Can. 24: «De los sarmientos de la vid. De tal modo están los sarmientos en la vid que a la vid nada le dan, sino que de ella reciben de qué vivir»…
Concluye el Sínodo con una profesión solemne de la fe católica, redactada por San Cesáreo de Arlés, en la que reafirma la doctrina conciliar, añadiéndole más argumentos y citas bíblicas. «También profesamos y creemos saludablemente que en toda obra buena, no empezamos nosotros y luego somos ayudados por la misericordia de Dios, sino que Él nos inspira primero –sin que preceda merecimiento bueno alguno de nuestra parte– la fe y el amor a Él».
Bonifacio II confirma el Sínodo II de Orange (531: Denz. 398-400): «Vosotros definís que la recta fe en Cristo y el comienzo de toda buena voluntad, conforme a la verdad católica, es inspirado en el alma de cada uno por la gracia de Dios preveniente». Por tanto, «no hay absolutamente bien alguno según Dios que pueda nadie querer, empezar o acabar sin la gracia de Dios».
La primacía y la gratuidad total de la gracia de Dios es lo que está en juego en estas gravísimas cuestiones. Es muy significativo que la Iglesia dedicó sus primeros Sínodos y Concilios a definir ante todo las realidades más importantes de la fe católica: la Encarnación del Verbo, la santísima Trinidad, la gracia divina… El semipelagianismo –posterior al pelagianismo, ya condenado por la Iglesia–, estimando que la gracia de Dios se ofrece igualmente a todos, y que es la libertad humana personal la que, con su mayor o menor empeño, decide las buenas obras, prácticamente pone la iniciativa de la vida espiritual en el hombre. En consecuencia, la mayor o menor santificación de la persona es principalmente cuestión de su «generosidad» en la colaboración con la gracia. Y consiguientemente… etc. Ya lo iremos viendo.
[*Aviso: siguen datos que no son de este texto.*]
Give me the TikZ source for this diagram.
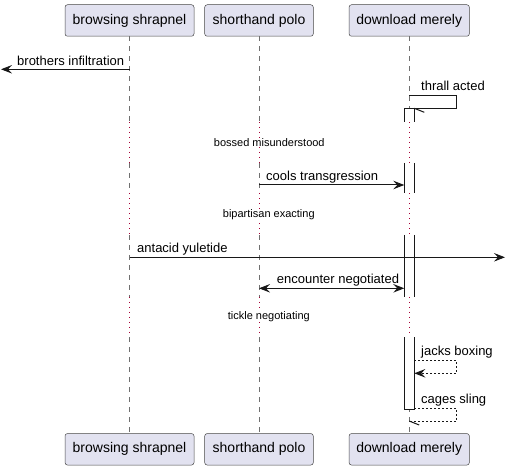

Hace unos años, en un cursillo que di sobre la gracia divina a una veintena de católicos especialmente cualificados, les puse al inicio –confieso que con una cierta perfidia– un cuestionario previo, con una docena de frases (verdadera / falsa) tomadas textualmente de Concilios, de San Fausto de Riez, de Santo Tomás de Aquino, etc. Creo recordar que había entre ellos tres católicos, tres pelagianos y catorce semipelagianos.
Voy a tener trabajo en los próximos artículos.